Другим вопросом, вызвавшим словесные схватки в сенате и на форуме стала дата отозвания Цезаря из провинции. Согласно распоряжениям Помпея и Красса во время их второго консульства, полномочия Цезаря истекали через два года первого марта. Однако обычно проконсулы продолжали исполнять прежние обязанности до прибытия преемника. Этот срок составлял до десяти месяцев. Но в данном случае, благодаря закону о распределении провинций между бывшими магистратами, Цезаря могли сменить именно первого марта. А это означало, что у Катона появилось бы дополнительное время для судебного процесса - фактор весьма существенный, поскольку, случись быть суду, друзья Цезаря обязательно стали бы затягивать дело в надежде удержать своего патрона на плаву до тех пор, пока государственный корабль снова не поднимет его на борт в качестве консула.

Марк Марцелл, будучи крайним оптиматом, даже предлагал досрочно прервать империй Цезаря и немедленно вызвать его в Рим для отчета. Ранее с подобной идеей выступал Катон, но тогда для этого шага были веские основания, поскольку Цезарь самолично развязал войну государства с Германией и Британией. Но удобный момент был упущен. Теперь же, победив Верцингеторига, проконсул Галлии сделался героем, и его досрочное отозвание из провинции выглядело бы наказанием за доброе дело после того, как было прощено дурное.

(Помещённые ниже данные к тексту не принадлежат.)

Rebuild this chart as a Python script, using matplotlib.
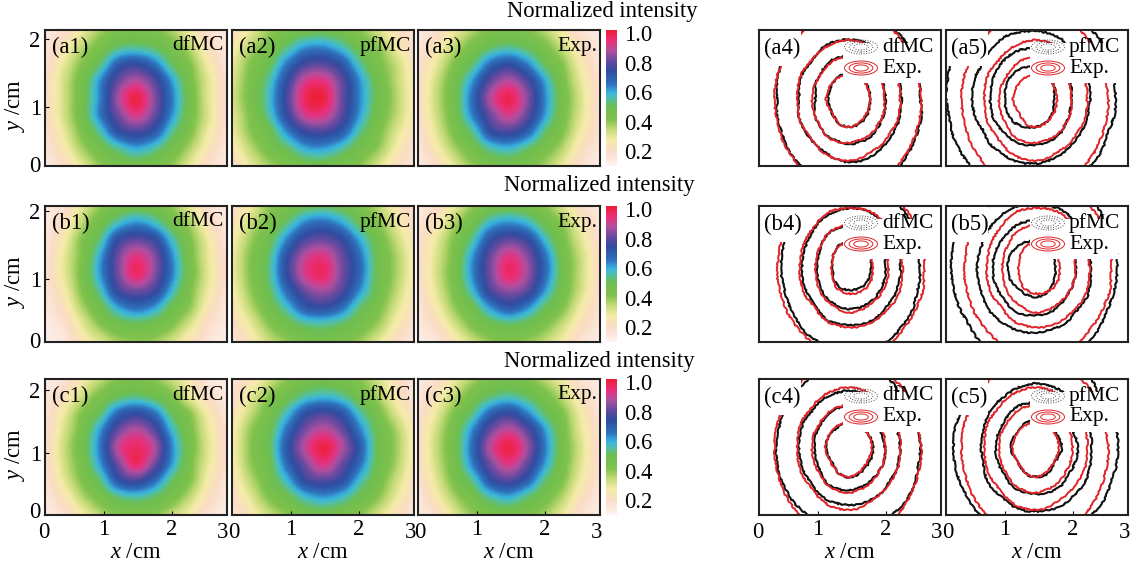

Время шло, а вопрос не решался, все ограничивалось кулуарными спорами. Марцелл никак не мог привлечь на свою сторону большинство сенаторов, а без этого приступать к официальному решению проблемы не имело смысла. Легко идти по твердой земле, труднее передвигаться по воде, но как быть в болоте, где нельзя ни идти, ни плыть? А болото оно и в сенате болото! Можно о чем-то договориться с тем, кто знает, чего хочет, но как вести переговоры с теми, кто ничего не знает, зато всего боится? Сенатское болото, это скопище толстобрюхих мещан, пресмыкалось перед Помпеем, страшилось Цезаря и панически боялось всяческих идей. Это, так сказать, сало государства может громко шипеть и трещать на политической жаровне вокруг здорового куска мяса, но без такового жарить его не имело смысла. Помпей - кусок, и Цезарь - кусок, а Марцелл? За кого им, бедным духом богачам, подать голос?

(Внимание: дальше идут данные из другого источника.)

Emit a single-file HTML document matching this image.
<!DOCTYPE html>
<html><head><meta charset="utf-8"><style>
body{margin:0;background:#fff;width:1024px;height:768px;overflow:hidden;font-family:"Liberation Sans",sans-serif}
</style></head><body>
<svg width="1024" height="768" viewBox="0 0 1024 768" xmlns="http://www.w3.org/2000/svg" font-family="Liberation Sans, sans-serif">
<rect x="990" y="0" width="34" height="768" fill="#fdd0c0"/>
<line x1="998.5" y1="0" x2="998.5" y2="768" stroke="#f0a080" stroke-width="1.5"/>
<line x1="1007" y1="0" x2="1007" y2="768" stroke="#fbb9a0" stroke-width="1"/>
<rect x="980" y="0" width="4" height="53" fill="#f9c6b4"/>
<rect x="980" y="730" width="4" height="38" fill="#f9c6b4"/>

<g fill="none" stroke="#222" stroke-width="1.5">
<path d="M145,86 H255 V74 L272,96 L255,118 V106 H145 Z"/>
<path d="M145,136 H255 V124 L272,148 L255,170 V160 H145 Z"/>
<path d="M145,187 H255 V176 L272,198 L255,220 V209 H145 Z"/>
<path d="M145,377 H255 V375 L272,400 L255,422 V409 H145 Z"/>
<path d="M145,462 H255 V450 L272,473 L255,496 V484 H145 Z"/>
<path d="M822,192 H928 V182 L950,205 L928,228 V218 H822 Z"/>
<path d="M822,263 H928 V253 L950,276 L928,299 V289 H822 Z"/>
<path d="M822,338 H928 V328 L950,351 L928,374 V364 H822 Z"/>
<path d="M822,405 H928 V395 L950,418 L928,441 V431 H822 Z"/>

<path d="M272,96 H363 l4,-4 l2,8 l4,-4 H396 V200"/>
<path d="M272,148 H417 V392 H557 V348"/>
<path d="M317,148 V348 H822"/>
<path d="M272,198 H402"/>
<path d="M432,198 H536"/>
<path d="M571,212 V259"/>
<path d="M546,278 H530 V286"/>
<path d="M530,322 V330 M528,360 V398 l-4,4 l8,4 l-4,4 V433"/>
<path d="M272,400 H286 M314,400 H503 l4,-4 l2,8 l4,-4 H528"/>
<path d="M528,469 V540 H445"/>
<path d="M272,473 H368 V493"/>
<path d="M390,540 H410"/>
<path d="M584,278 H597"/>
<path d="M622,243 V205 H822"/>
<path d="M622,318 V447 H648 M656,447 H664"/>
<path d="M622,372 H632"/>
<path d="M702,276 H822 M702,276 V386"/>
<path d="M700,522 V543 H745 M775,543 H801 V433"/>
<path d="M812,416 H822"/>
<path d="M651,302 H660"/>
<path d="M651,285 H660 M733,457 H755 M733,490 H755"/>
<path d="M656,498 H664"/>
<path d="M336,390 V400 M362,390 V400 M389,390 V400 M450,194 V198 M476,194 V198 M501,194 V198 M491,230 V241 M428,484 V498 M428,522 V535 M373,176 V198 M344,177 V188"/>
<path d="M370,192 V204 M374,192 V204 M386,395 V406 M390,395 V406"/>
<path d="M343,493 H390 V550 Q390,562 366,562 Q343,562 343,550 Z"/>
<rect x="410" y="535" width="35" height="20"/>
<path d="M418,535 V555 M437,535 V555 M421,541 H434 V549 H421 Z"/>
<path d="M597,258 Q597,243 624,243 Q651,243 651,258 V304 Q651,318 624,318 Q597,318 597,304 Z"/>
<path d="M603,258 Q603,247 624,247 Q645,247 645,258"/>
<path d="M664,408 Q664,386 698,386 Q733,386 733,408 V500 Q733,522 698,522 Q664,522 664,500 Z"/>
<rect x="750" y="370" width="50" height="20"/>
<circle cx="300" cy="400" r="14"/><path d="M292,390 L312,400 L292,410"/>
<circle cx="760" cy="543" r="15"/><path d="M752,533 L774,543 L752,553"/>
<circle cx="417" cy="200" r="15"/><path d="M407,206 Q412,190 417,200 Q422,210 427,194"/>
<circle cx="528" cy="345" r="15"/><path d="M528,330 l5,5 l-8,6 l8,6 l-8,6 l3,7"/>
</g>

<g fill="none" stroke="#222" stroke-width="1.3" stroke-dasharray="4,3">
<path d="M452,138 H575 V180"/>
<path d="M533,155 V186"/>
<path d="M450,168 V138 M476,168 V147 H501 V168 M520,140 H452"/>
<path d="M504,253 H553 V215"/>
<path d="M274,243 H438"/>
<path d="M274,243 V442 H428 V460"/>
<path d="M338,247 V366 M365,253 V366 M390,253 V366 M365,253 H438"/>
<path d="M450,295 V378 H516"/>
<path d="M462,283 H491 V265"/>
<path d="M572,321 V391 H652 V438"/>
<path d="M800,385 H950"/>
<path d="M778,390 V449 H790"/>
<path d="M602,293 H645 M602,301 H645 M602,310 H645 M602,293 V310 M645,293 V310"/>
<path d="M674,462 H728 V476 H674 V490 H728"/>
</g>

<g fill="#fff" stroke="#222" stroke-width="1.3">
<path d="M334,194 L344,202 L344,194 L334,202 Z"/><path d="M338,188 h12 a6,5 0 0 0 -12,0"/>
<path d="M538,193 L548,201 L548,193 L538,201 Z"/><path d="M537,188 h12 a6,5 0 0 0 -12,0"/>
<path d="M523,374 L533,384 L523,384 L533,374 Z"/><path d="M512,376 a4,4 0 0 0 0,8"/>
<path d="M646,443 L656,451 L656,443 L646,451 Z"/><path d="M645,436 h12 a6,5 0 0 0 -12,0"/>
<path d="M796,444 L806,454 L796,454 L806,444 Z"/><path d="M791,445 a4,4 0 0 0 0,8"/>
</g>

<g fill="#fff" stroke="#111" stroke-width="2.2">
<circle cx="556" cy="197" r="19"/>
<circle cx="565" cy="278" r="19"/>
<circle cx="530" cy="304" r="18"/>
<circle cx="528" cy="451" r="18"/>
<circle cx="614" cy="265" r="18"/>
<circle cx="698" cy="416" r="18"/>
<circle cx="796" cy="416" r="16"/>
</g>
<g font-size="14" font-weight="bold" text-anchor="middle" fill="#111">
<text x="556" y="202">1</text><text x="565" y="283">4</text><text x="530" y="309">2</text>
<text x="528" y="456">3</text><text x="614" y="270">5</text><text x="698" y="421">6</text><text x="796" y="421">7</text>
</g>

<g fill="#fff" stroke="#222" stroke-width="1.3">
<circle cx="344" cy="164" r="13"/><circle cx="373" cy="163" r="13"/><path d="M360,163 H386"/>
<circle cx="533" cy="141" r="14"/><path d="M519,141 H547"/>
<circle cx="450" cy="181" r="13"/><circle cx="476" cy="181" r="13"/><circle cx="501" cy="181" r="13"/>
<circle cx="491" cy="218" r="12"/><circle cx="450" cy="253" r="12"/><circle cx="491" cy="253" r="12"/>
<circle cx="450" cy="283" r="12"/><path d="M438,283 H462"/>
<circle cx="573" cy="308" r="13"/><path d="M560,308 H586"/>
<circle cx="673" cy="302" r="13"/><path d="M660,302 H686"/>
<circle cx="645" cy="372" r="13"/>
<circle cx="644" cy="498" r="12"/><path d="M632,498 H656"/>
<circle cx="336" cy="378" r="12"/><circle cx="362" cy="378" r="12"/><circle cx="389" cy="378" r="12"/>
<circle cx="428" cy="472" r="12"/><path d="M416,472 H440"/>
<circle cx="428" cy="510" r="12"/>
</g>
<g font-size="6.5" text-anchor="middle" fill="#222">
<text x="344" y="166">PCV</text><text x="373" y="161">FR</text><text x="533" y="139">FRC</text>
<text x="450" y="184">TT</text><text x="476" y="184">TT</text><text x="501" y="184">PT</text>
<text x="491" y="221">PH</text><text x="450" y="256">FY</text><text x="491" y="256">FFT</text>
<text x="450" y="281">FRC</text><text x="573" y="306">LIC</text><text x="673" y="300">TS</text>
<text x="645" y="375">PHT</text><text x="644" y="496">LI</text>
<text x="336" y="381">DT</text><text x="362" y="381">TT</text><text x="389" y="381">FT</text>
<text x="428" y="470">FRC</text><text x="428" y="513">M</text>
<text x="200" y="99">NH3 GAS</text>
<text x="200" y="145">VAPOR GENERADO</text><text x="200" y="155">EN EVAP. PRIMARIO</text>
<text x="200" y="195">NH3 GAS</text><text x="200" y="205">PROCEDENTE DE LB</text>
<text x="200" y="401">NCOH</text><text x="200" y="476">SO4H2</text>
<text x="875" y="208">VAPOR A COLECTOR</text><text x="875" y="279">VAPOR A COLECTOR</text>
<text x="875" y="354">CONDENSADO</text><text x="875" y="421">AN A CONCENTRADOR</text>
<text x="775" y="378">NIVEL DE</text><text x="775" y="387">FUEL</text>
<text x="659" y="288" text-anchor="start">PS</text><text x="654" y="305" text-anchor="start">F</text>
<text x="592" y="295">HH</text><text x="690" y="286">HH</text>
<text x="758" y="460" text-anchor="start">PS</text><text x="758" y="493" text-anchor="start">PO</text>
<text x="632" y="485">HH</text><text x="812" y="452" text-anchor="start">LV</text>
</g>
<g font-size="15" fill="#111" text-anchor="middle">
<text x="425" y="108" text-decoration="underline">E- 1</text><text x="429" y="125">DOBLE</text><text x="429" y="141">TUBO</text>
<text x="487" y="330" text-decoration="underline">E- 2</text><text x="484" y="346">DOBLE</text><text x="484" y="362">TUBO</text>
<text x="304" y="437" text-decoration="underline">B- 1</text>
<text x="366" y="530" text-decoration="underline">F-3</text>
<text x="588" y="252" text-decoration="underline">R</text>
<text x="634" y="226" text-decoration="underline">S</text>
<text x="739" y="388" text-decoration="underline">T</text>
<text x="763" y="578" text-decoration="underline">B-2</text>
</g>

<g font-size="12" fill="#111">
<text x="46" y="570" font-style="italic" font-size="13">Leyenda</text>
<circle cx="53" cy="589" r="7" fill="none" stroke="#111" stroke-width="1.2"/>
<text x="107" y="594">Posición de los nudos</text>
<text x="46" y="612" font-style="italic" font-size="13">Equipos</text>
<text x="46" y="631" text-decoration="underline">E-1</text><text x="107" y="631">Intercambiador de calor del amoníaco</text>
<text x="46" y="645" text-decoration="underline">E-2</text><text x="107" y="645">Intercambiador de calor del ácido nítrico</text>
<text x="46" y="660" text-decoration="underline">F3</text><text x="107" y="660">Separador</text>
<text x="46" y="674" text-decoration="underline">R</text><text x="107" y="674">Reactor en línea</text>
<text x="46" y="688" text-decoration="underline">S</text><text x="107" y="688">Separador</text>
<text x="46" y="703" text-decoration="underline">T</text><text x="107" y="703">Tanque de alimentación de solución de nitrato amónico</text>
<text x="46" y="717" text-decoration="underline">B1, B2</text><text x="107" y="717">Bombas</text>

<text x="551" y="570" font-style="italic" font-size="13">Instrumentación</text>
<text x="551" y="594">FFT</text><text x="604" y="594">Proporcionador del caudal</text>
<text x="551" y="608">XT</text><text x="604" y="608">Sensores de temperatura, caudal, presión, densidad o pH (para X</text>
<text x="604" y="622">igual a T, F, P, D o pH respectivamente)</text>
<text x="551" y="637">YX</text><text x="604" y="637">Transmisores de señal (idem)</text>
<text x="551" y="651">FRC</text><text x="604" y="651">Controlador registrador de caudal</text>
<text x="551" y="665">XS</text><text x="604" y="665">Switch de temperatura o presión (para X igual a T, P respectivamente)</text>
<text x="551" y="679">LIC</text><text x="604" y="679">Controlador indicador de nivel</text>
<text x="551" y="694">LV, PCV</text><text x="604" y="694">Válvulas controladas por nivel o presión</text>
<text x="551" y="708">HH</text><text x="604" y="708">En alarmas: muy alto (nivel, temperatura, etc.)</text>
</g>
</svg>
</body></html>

После многомесячных бесплодных попыток подвигнуть на поступок эту подкожную массу общества оптиматы поняли, что без Помпея ничего не добьются.

Когда-то Помпей подрядил энергичного Цезаря в качестве отбойного мо-лотка, чтобы раздробить монолит сенатской аристократии и добиться реализации своей программы относительно восточных дел и войска. Цезарь добросовестно выполнил поставленную задачу, а при этом, на удивление многим, вырос и сам. Теперь, когда Помпей утвердился во главе государства почти конституционным путем, Цезарь его уже не интересовал. Зато Цезарь стал интересоваться Помпеем, поскольку метил на его место первого человека в Риме. Великий с большим трудом усматривал конкурента в своем прежнем помощнике, но развитие событий и пророчества Катона существенно помогли ему в этом. Потому летом того года Цицерон писал друзьям: "Помпей в своих взглядах на честных и дурных граждан уже сходится с нами". Однако переход от сходства во взглядах до единства в действиях занял еще несколько месяцев. Только осенью состоялось официальное обсуждение судьбы Галлии и Цезаря, но и оно закончилось тем, что вопрос был отложен до следующей весны. "Несправедливо лишать командования человека, завоевавшего государству новые территории, - подвел итог спорам Помпей, - пусть он владеет империем до окончания своего срока, а относительно дальнейшего определимся в начале года. Соберемся в марте, и уж тогда, можете не сомневаться, вопрос будет решен". Так Помпей сдержал обещание, данное Цезарю в Лукке о пятилетнем продлении его власти, но сделал ясный намек, что этим его милости Цезарю исчерпываются.